The study, which analyzed how much income prospective buyers would need to afford the benchmark home in their city, calculated the minimum income required to qualify for a mortgage in 13 census metropolitan areas (CMAs) across Canada, assuming a 20% down payment, 3.75% mortgage rate, and 30-year amortization. The affordability findings were then cross referenced with income tax filings as reported by Statistics Canada to determine which income group buyers must align with in order to afford local real estate. Benchmark home prices were sourced from the Canadian Real Estate Association and local real estate boards.
Even Apartments Out of Reach for Bottom 75% in Largest Markets
While it may not come as a surprise that affording a single-family house is limited to the highest-income percentiles in the biggest cities, the numbers show even entry-level housing is out of reach for many in those markets. Vancouver and Toronto apartment buyers must still have an income within the top 25% in order to swing the benchmark unit price of $656,900 and $522,300, respectively.
Prairie Markets Offer Greatest Affordability
However, while the study revealed just how high the minimum income thresholds are in these urban centres, it also underscored the comparable affordability in the prairie markets. Affording a house is feasible for those within the top 75% income group in Regina, as the benchmark property costs $275,900. Saskatoon and Winnipeg are both nearly as affordable, as buyers with incomes in the top 50% can afford houses priced at $301,900 and $326,433, respectively.

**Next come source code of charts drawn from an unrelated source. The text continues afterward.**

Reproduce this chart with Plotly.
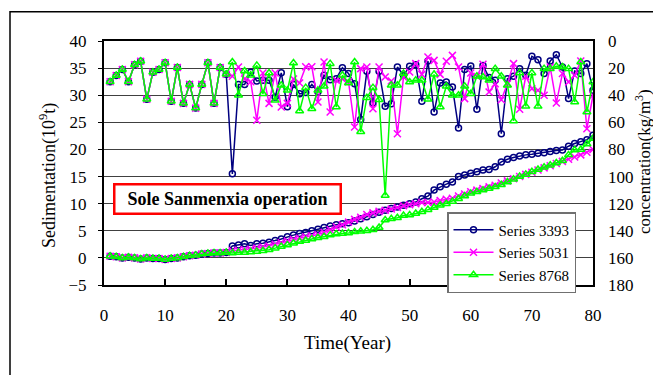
import plotly.graph_objects as go

years = list(range(1, 81))

# concentration (kg/m3), right axis, years 1-20 identical for all series
conc_common = [30, 25.5, 21, 30, 17.5, 15, 43, 23, 21, 16, 44.5, 19.5, 46, 32, 49.5, 32, 16, 46, 19.5, 24.5]
conc_3393 = conc_common + [98, 32, 32, 23, 29.5, 29, 29, 41.5, 23.5, 48.5, 32, 39, 38, 32, 37.5,
                           25.3, 28.5, 27.8, 19.7, 24, 31.5, 58, 22.4, 45.7, 22.4, 48.2, 46.2, 19.2, 25.3, 18.7,
                           17.5, 44.5, 14.8, 52.4, 31, 30.2, 34, 64.2, 21.1, 18.4, 50.4, 18, 27, 29, 68.4,
                           27.8, 26, 20.4, 25.3, 11.3, 13.8, 24, 14.8, 10.1, 19.2, 42.5, 22.1, 24, 16.7, 36.4]
conc_5031 = conc_common + [26, 19.2, 28, 30, 58.5, 23.6, 46, 23.6, 48.7, 46, 28, 31, 19, 19, 45,
                           15.5, 52.4, 29, 28, 30, 63.4, 20.4, 19.2, 50, 19.2, 26.6, 29.5, 68.4, 26.6, 22.9,
                           16.7, 24.6, 11.8, 14.3, 24.6, 15, 10.6, 19.2, 42.5, 23.6, 26, 17.2, 37.6, 31.5, 43.3,
                           31.5, 16.7, 50.4, 26, 35.2, 36.4, 40, 19.2, 45.7, 24, 30.2, 25.3, 14.8, 64.7, 40]
conc_8768 = conc_common + [15.5, 40, 22.1, 25.3, 18, 38.9, 23.6, 43.8, 32.7, 36.4, 16.2, 51.6, 34.4, 50, 36.4,
                           33.4, 16.7, 48.7, 25.3, 31, 15.5, 67, 41.8, 34.4, 43.3, 114, 32.7, 32.7, 24, 30.2,
                           29, 29, 43, 24.6, 48.7, 33.4, 40, 40, 33.4, 38.9, 26, 26.6, 29, 20.4, 26,
                           32.7, 59, 23.6, 48.2, 23.6, 48.2, 20.4, 20.4, 18.7, 19.2, 20.4, 45, 15.5, 52.4, 30.2]

# cumulative sedimentation (10^9 t), left axis
sed_common = [0.3, 0.2, 0.0, 0.1, 0.0, -0.2, 0.0, -0.1, -0.1, -0.3, -0.1, 0.0, 0.2, 0.4, 0.5, 0.7, 0.8, 0.9, 0.9, 1.0]
sed_3393 = sed_common + [2.2, 2.4, 2.6, 2.3, 2.6, 2.7, 2.9, 3.2, 3.5, 3.9, 4.2, 4.5, 4.7, 5.0, 5.3,
                         5.6, 5.9, 6.1, 6.3, 6.5, 6.8, 7.2, 7.6, 8.0, 8.4, 8.8, 9.1, 9.4, 9.7, 10.0,
                         10.3, 10.9, 11.4, 12.5, 13.1, 13.6, 14.0, 15.0, 15.3, 15.6, 15.9, 16.2, 16.3, 16.8, 17.7,
                         18.2, 18.5, 18.8, 19.0, 19.1, 19.3, 19.4, 19.6, 19.8, 19.9, 20.6, 21.1, 21.4, 21.8, 22.6]
sed_5031 = sed_common + [1.3, 1.4, 1.5, 1.6, 1.8, 2.0, 2.2, 2.5, 2.8, 3.1, 3.4, 3.6, 3.9, 4.1, 4.3,
                         4.7, 5.2, 5.7, 6.1, 6.6, 7.1, 7.5, 8.0, 8.3, 8.6, 8.8, 9.0, 9.3, 9.6, 9.8,
                         10.0, 10.2, 10.2, 10.3, 10.6, 10.8, 11.0, 11.4, 11.8, 12.2, 12.5, 12.8, 13.1, 13.4, 13.8,
                         14.2, 14.6, 15.0, 15.4, 15.8, 16.2, 16.6, 17.0, 17.4, 17.8, 18.2, 18.6, 19.0, 19.5, 20.0]
sed_8768 = sed_common + [0.9, 1.0, 1.0, 1.1, 1.2, 1.3, 1.5, 1.8, 2.1, 2.4, 2.7, 3.0, 3.2, 3.5, 3.7,
                         3.9, 4.2, 4.4, 4.5, 4.6, 4.8, 4.9, 5.0, 5.2, 5.6, 7.0, 7.2, 7.4, 7.8, 7.9,
                         8.2, 8.5, 8.9, 9.3, 9.7, 10.0, 10.4, 10.9, 11.4, 11.9, 12.2, 12.5, 12.8, 13.1, 13.5,
                         14.0, 14.5, 15.0, 15.4, 15.9, 16.3, 16.7, 17.1, 17.5, 17.9, 19.0, 19.9, 20.0, 21.0, 22.0]

series_names = ["Series 3393", "Series 5031", "Series 8768"]
colors = ["#000080", "#FF00FF", "#00FF00"]
symbols = ["circle-open", "x-thin-open", "triangle-up-open"]
msizes = [6, 7, 7]
conc_all = [conc_3393, conc_5031, conc_8768]
sed_all = [sed_3393, sed_5031, sed_8768]

FONT = "'Liberation Serif', 'Times New Roman', 'DejaVu Serif', serif"
fig = go.Figure()

for name, c, s, ms, conc in zip(series_names, colors, symbols, msizes, conc_all):
    fig.add_trace(go.Scatter(x=years, y=conc, yaxis="y2", mode="lines+markers", name=name,
                             legendgroup=name, showlegend=False,
                             line=dict(color=c, width=1.5),
                             marker=dict(symbol=s, size=ms, color=c, line=dict(color=c, width=1.5))))
for name, c, s, ms, sed in zip(series_names, colors, symbols, msizes, sed_all):
    fig.add_trace(go.Scatter(x=years, y=sed, yaxis="y", mode="lines+markers", name=name,
                             legendgroup=name, showlegend=True,
                             line=dict(color=c, width=1.5),
                             marker=dict(symbol=s, size=ms, color=c, line=dict(color=c, width=1.5))))

L, R, T, B = 104, 60, 41, 90
W, H = 653, 375
pw, ph = W - L - R, H - T - B

def px(xp):
    return (xp - L) / pw

def py(yp):
    return (H - B - yp) / ph

fig.update_layout(
    width=W, height=H,
    margin=dict(l=L, r=R, t=T, b=B, pad=0),
    paper_bgcolor="white", plot_bgcolor="white",
    font=dict(family=FONT, size=16, color="black"),
    xaxis=dict(range=[0, 80], dtick=10, ticks="inside", ticklen=6, tickwidth=1.5, tickcolor="black",
               showgrid=False, zeroline=False, showline=True, linecolor="black", linewidth=2,
               mirror=True, ticklabelstandoff=14, tickfont=dict(family=FONT, size=17)),
    yaxis=dict(range=[-5, 40], dtick=5, ticks="outside", ticklen=4, tickcolor="black",
               showgrid=True, gridcolor="#404040", gridwidth=1, zeroline=False,
               showline=True, linecolor="black", linewidth=2, mirror=True,
               ticklabelstandoff=8, tickfont=dict(family=FONT, size=17)),
    yaxis2=dict(range=[180, 0], dtick=20, overlaying="y", side="right", showgrid=False,
                zeroline=False, showline=False, ticks="", ticklabelstandoff=14,
                tickfont=dict(family=FONT, size=17)),
    legend=dict(x=px(447), y=py(212), xanchor="left", yanchor="top",
                bgcolor="white", bordercolor="#707070", borderwidth=1.5,
                font=dict(family=FONT, size=15), tracegroupgap=0, itemwidth=40),
    showlegend=True,
)

fig.add_annotation(xref="paper", yref="paper", x=px(347), y=py(343), text="Time(Year)",
                   xanchor="center", yanchor="middle",
                   showarrow=False, font=dict(family=FONT, size=19))
fig.add_annotation(xref="paper", yref="paper", x=px(48), y=py(176),
                   text="Sedimentation(10<sup>9</sup>t)", textangle=-90,
                   xanchor="center", yanchor="middle",
                   showarrow=False, font=dict(family=FONT, size=18))
fig.add_annotation(xref="paper", yref="paper", x=px(643), y=py(162),
                   text="concentration(kg/m<sup>3</sup>)", textangle=-90,
                   xanchor="center", yanchor="middle",
                   showarrow=False, font=dict(family=FONT, size=17))
fig.add_annotation(xref="paper", yref="paper", x=px(227.5), y=py(198.5),
                   text="<b>Sole Sanmenxia operation</b>", showarrow=False,
                   xanchor="center", yanchor="middle",
                   font=dict(family=FONT, size=18), bgcolor="white", bordercolor="#FF0000",
                   borderwidth=2.5, borderpad=1, width=222, height=25)

fig.add_shape(type="rect", xref="paper", yref="paper", x0=px(10), y0=py(420), x1=px(700), y1=py(11.7),
              line=dict(color="black", width=1.5), layer="below")

fig.write_html("out.html")
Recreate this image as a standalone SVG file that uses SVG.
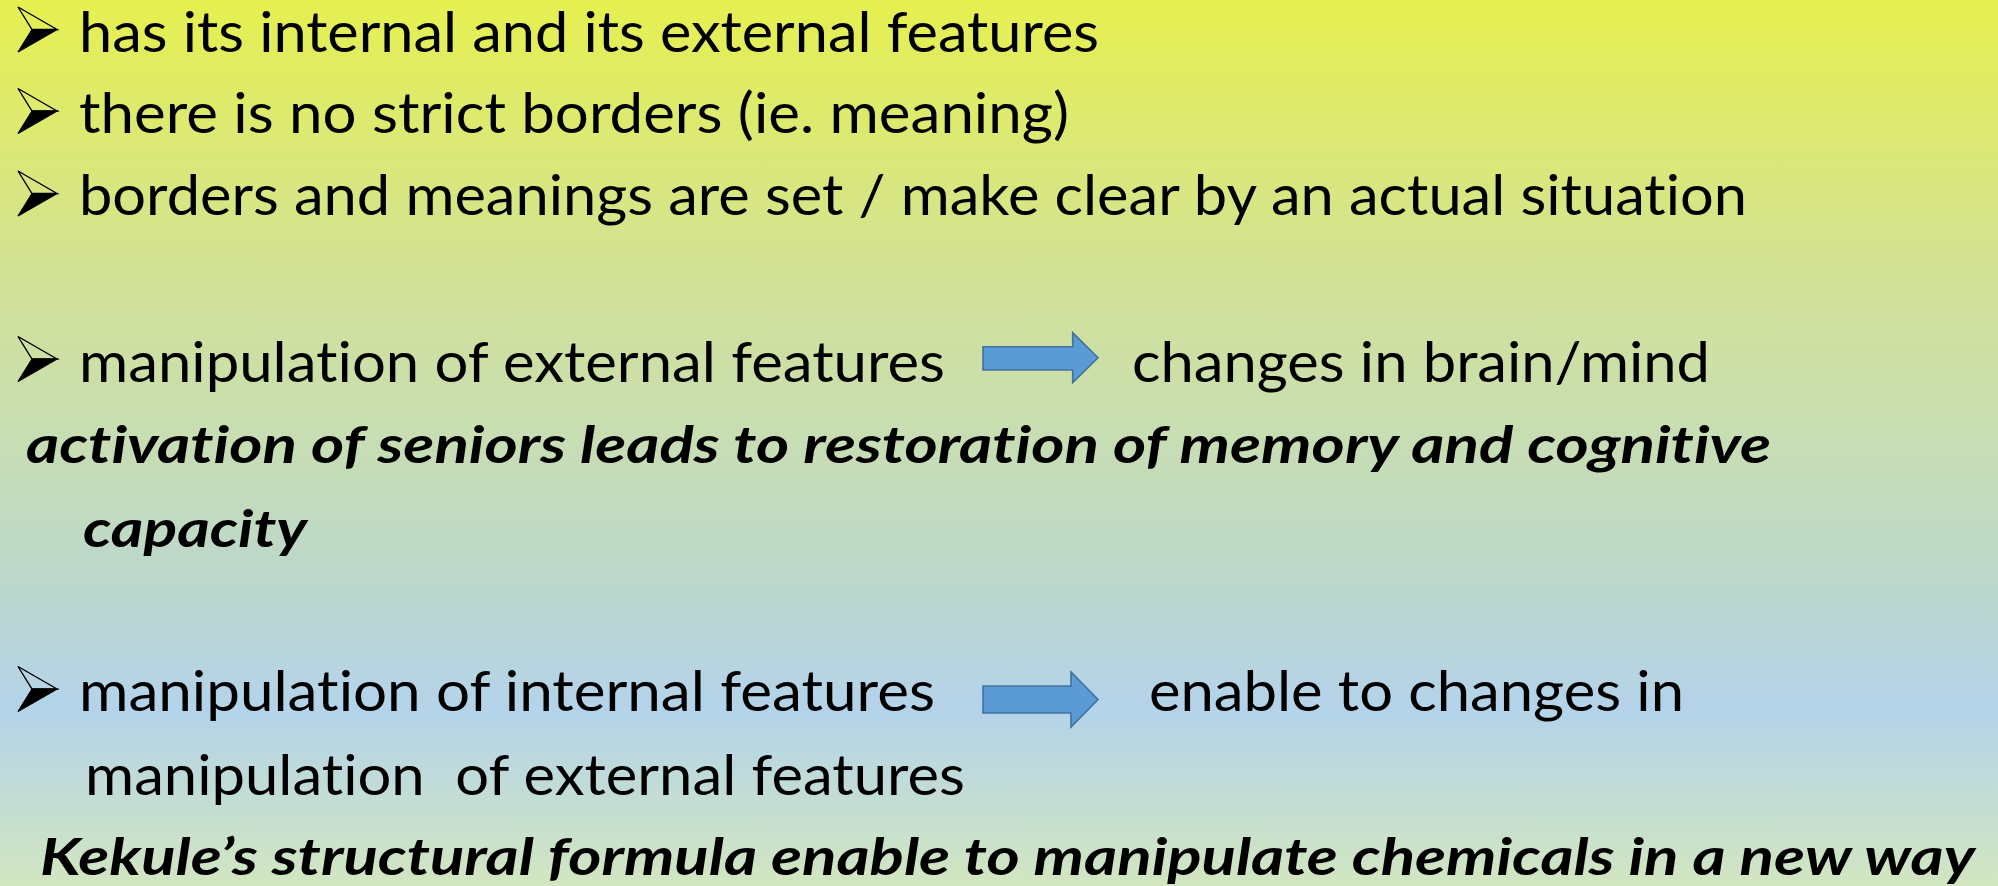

Apartment purchasers will enjoy even greater affordability in those cities, with units in all three accessible to the top 75% income group at benchmark prices of $160,200, $170,800, and 227,538.
MLS listings in Edmonton and Calgary are also an option for buyers seeking affordability, with those within the top 50% able to afford a house, and those within the top 75% able to afford an apartment.
Check out the infographics below to see which income tier buyers must be in to afford houses and apartments across Canada:
Income Group Threshold Values
For reference, the table below shows the threshold values for each income group. The threshold value is the minimum income needed to be in each income group.
Income groups and the associated thresholds values were sourced from Statistics Canada.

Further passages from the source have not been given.